July 21, 2024

The executive chair of mining development company NorZinc Limited says the regulatory process for mining and exploration work in the N.W.T. — particularly the need to fill out the same information in applications again and again — is unnecessarily burdensome, and a “business killer” for early-exploration projects.

Robin Bienenstock said her company, which is behind the proposed Prairie Creek critical minerals mine in the Dehcho region, doesn’t have a lot of administrative resources to manage all the paperwork.

“You answer a set of questions and then a year-and-a-half later, you’re answering the same set of questions again in a slightly different way,” said Bienenstock. “That’s extremely difficult.” 

Regulatory duplication, a slow approvals process, and an unclear delineation between early and advanced exploration were a few of the concerns raised by mining industry representatives on Tuesday at a meeting of the territory’s standing committee on economic development and environment. 

Gary Vivian, the chair of Aurora Geosciences, told the committee exploration is the “lifeblood” of mining, but early exploration projects have depleted since 2007 and the situation “continues to get worse through policy creep.” 

One issue, according to Vivian, is how early-stage projects are told to get water licences.

A type B water licence is needed when a company is using more than 100 cubic metres of water but less than 300 cubic metres of water per day, he said.

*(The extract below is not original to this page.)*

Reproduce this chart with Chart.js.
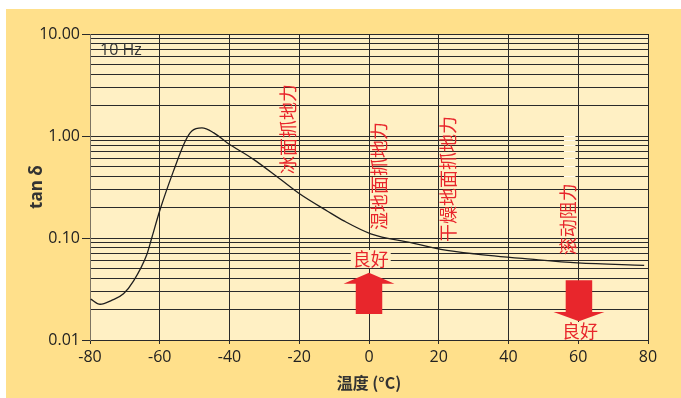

A type A water licence is required for anything more than 300 cubic metres per day. 

Vivian said it would be a “big win” if early exploration projects, with two or three drills and a 25-person camp, could move ahead without a water licence — which he said pushes the cost of exploration north of $200,000. Just a land-use permit, he said, would keep the regulatory cost for early exploration below $150,000. 

“We live on probably the best craton on the world. Do we think we’re done?” he said, referring to the impending closure of the N.W.T.’s three operational diamond mines. “That’s the message we’re telling everybody because nobody’s exploring because it costs too much.” 

Bienenstock said there’s “a lot” the N.W.T. can do to clarify the regulatory processes for early or advanced exploration work, and give exploration companies more certainty.

Diamond mining is the N.W.T.’s primary economic driver. Though there are projects at various stages of development across the territory, the N.W.T.’s most recent economic review said there are no projects on the horizon big enough to fill the economic gap from the diamond mines’ closures.